While the event did bring in a number of interested listeners, a significant portion of the audience were students attending as a requirement for literature and creative writing classes.

“It’s definitely a different way to engage with an author,” sixth-semester digital media and design and English major Lauren Ciulla said, as a current student in an Irish literature class. “I’ve never seen an author I’ve read before.”

Laird’s work was full of references — to science fiction movies, historical figures and events, Disney movies, songs and sports teams — so some students were hoping that hearing him discuss his poetry could provide insight into some of the allusions they may have missed.

By incorporating a speaker into the class curriculum, many of the students in the audience had already read some of Laird’s material before the event.

“I really like the way he writes interactions between people,” sixth-semester English major Jordan Shaw said, also a member of Ciulla’s Irish literature class. “They come off as very genuine.”

Laird also met with three students earlier in the day to give them a mini creative writing workshop, according to Creative Writing Director Sean Forbes.

“I think a lot of students take the same professors in the creative writing department,” Forbes said. “It’s a great opportunity for them to get an unbiased response to their work.”

The event incorporated several other celebrations of work in Irish Studies.
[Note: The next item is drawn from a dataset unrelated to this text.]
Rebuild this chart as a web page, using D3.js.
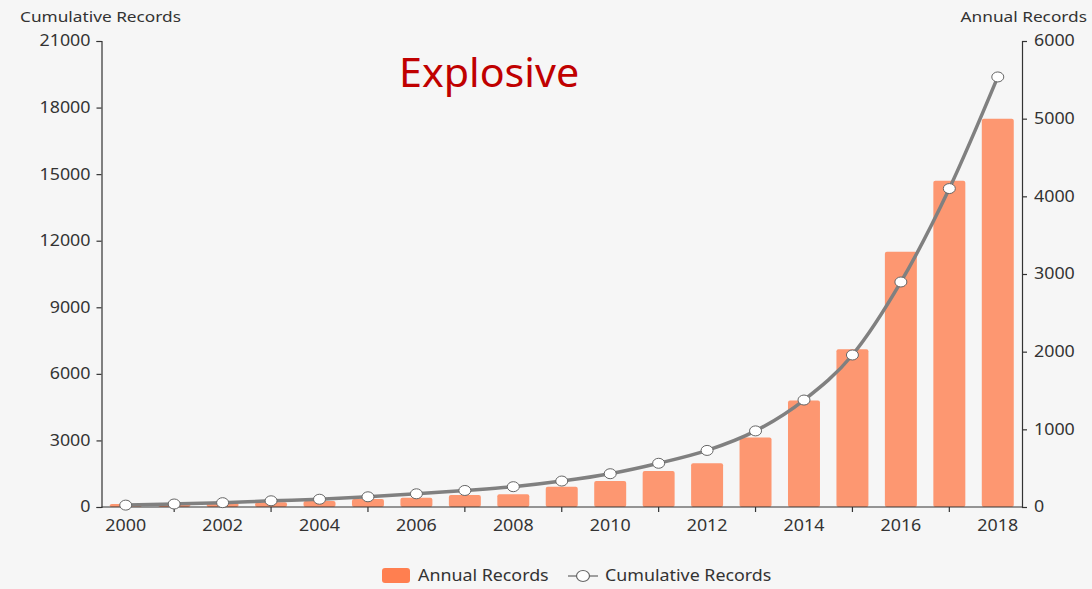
<!DOCTYPE html>
<html>
<head>
<meta charset="utf-8">
<script src="https://cdn.jsdelivr.net/npm/d3@7"></script>
<style>
  html, body { margin: 0; padding: 0; background: #f6f6f6; }
  svg { display: block; }
  text { font-family: "Noto Sans", "Open Sans", sans-serif; }
</style>
</head>
<body>
<svg id="chart" width="1092" height="589"></svg>
<script>
// Yearly record counts (bars, right axis) and running totals (line, left axis)
const years = ["2000","2001","2002","2003","2004","2005","2006","2007","2008","2009",
               "2010","2011","2012","2013","2014","2015","2016","2017","2018"];
const annualRecords = [40, 45, 50, 60, 77, 103, 120, 155, 165, 260,
                       335, 463, 562, 895, 1370, 2030, 3285, 4200, 5000];
const cumulativeRecords = [85, 135, 195, 280, 350, 460, 595, 745, 915, 1170,
                           1500, 1970, 2550, 3430, 4820, 6850, 10140, 14350, 19380];
const leftTicks = [0, 3000, 6000, 9000, 12000, 15000, 18000, 21000];
const rightTicks = [0, 1000, 2000, 3000, 4000, 5000, 6000];
const xLabelYears = years.filter((d, i) => i % 2 === 0);
const xTickYears = years.filter((d, i) => i % 2 === 1);

const svg = d3.select("#chart");
const plot = { left: 101.5, right: 1022, top: 41, bottom: 507 };
const axisColor = "#333";
const textColor = "#333";

const x = d3.scaleBand().domain(years).range([plot.left, plot.right]).paddingInner(0).paddingOuter(0);
const yLeft = d3.scaleLinear().domain([0, 21000]).range([plot.bottom, plot.top]);
const yRight = d3.scaleLinear().domain([0, 6000]).range([plot.bottom, plot.top]);

const barWidth = x.bandwidth() * 0.66;

// Bars: annual records
svg.append("g").selectAll("rect")
  .data(years)
  .join("rect")
  .attr("x", d => x(d) + (x.bandwidth() - barWidth) / 2)
  .attr("y", (d, i) => yRight(annualRecords[i]))
  .attr("width", barWidth)
  .attr("height", (d, i) => plot.bottom - yRight(annualRecords[i]))
  .attr("rx", 2)
  .attr("fill", "#ff7f50")
  .attr("fill-opacity", 0.8);

// Left axis (cumulative)
const leftAxis = d3.axisLeft(yLeft).tickValues(leftTicks).tickSize(5).tickPadding(6).tickFormat(d3.format("d"));
const gL = svg.append("g").attr("transform", `translate(${plot.left},0)`).call(leftAxis);

// Right axis (annual)
const rightAxis = d3.axisRight(yRight).tickValues(rightTicks).tickSize(5).tickPadding(7).tickFormat(d3.format("d"));
const gR = svg.append("g").attr("transform", `translate(${plot.right},0)`).call(rightAxis);

// Bottom axis: labels on even years, tick marks on odd years
const gB = svg.append("g").attr("transform", `translate(0,${plot.bottom})`);
gB.append("line").attr("x1", plot.left).attr("x2", plot.right).attr("y1", 0).attr("y2", 0)
  .attr("stroke", axisColor).attr("stroke-width", 1.2);
gB.selectAll("line.tick").data(xTickYears).join("line")
  .attr("class", "tick")
  .attr("x1", d => x(d) + x.bandwidth() / 2).attr("x2", d => x(d) + x.bandwidth() / 2)
  .attr("y1", 0).attr("y2", 5).attr("stroke", axisColor).attr("stroke-width", 1.2);
gB.selectAll("text").data(xLabelYears).join("text")
  .attr("class", "wide")
  .attr("x", d => x(d) + x.bandwidth() / 2)
  .attr("y", 24)
  .attr("text-anchor", "middle")
  .attr("fill", textColor)
  .attr("font-size", 15.5)
  .text(d => d);

[gL, gR].forEach(g => {
  g.select(".domain").attr("stroke", axisColor).attr("stroke-width", 1.2);
  g.selectAll(".tick line").attr("stroke", axisColor).attr("stroke-width", 1.2);
  g.selectAll(".tick text").attr("class", "wide").attr("fill", textColor).attr("font-size", 15.5)
    .attr("font-family", "'Noto Sans', 'Open Sans', sans-serif");
});

// Axis titles
svg.append("text").attr("class", "wide").attr("x", 20).attr("y", 22).attr("fill", textColor)
  .attr("font-size", 15).text("Cumulative Records");
svg.append("text").attr("class", "wide").attr("x", 1087).attr("y", 22).attr("text-anchor", "end").attr("fill", textColor)
  .attr("font-size", 15).text("Annual Records");

// Cumulative line
const line = d3.line()
  .x((d, i) => x(years[i]) + x.bandwidth() / 2)
  .y(d => yLeft(d))
  .curve(d3.curveMonotoneX);
svg.append("path").datum(cumulativeRecords)
  .attr("d", line)
  .attr("fill", "none")
  .attr("stroke", "#808080")
  .attr("stroke-width", 3.5);

svg.append("g").selectAll("ellipse")
  .data(cumulativeRecords)
  .join("ellipse")
  .attr("cx", (d, i) => x(years[i]) + x.bandwidth() / 2)
  .attr("cy", d => yLeft(d))
  .attr("rx", 6).attr("ry", 5)
  .attr("fill", "#fff")
  .attr("stroke", "#666")
  .attr("stroke-width", 1);

// Title
const title = svg.append("text").attr("x", 399).attr("y", 87).attr("fill", "#c00000")
  .attr("font-size", 40).text("Explosive");

// Legend
const legend = svg.append("g");
legend.append("rect").attr("x", 382).attr("y", 568).attr("width", 28).attr("height", 15).attr("rx", 3)
  .attr("fill", "#ff7f50");
legend.append("text").attr("class", "wide").attr("x", 418).attr("y", 581).attr("fill", textColor).attr("font-size", 15.5)
  .text("Annual Records");
legend.append("line").attr("x1", 568).attr("x2", 598).attr("y1", 576).attr("y2", 576)
  .attr("stroke", "#666").attr("stroke-width", 1.2);
legend.append("ellipse").attr("cx", 583).attr("cy", 576).attr("rx", 6.5).attr("ry", 5.5)
  .attr("fill", "#fff").attr("stroke", "#666").attr("stroke-width", 1.2);
legend.append("text").attr("class", "wide").attr("x", 605).attr("y", 581).attr("fill", textColor).attr("font-size", 15.5)
  .text("Cumulative Records");

// Slightly wider letterforms for the small labels
function widen(sel, factor) {
  sel.each(function () {
    const len = this.getComputedTextLength();
    d3.select(this).attr("textLength", len * factor).attr("lengthAdjust", "spacingAndGlyphs");
  });
}
widen(svg.selectAll("text.wide"), 1.15);
widen(title, 1.03);
</script>
</body>
</html>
Laird was introduced by Geraldine Mills, a previous Gerson reader and the event began with the presentation of the Timothy F. Moriarty prize for Irish Literature to Ph.D. candidate Brian Sneeden. Laird also read a poem by renowned Irish poet Seamus Heaney in honor of the late writer’s 80th birthday.

Overall, the event gave students a new way to interact with an international creative writer in a number of ways.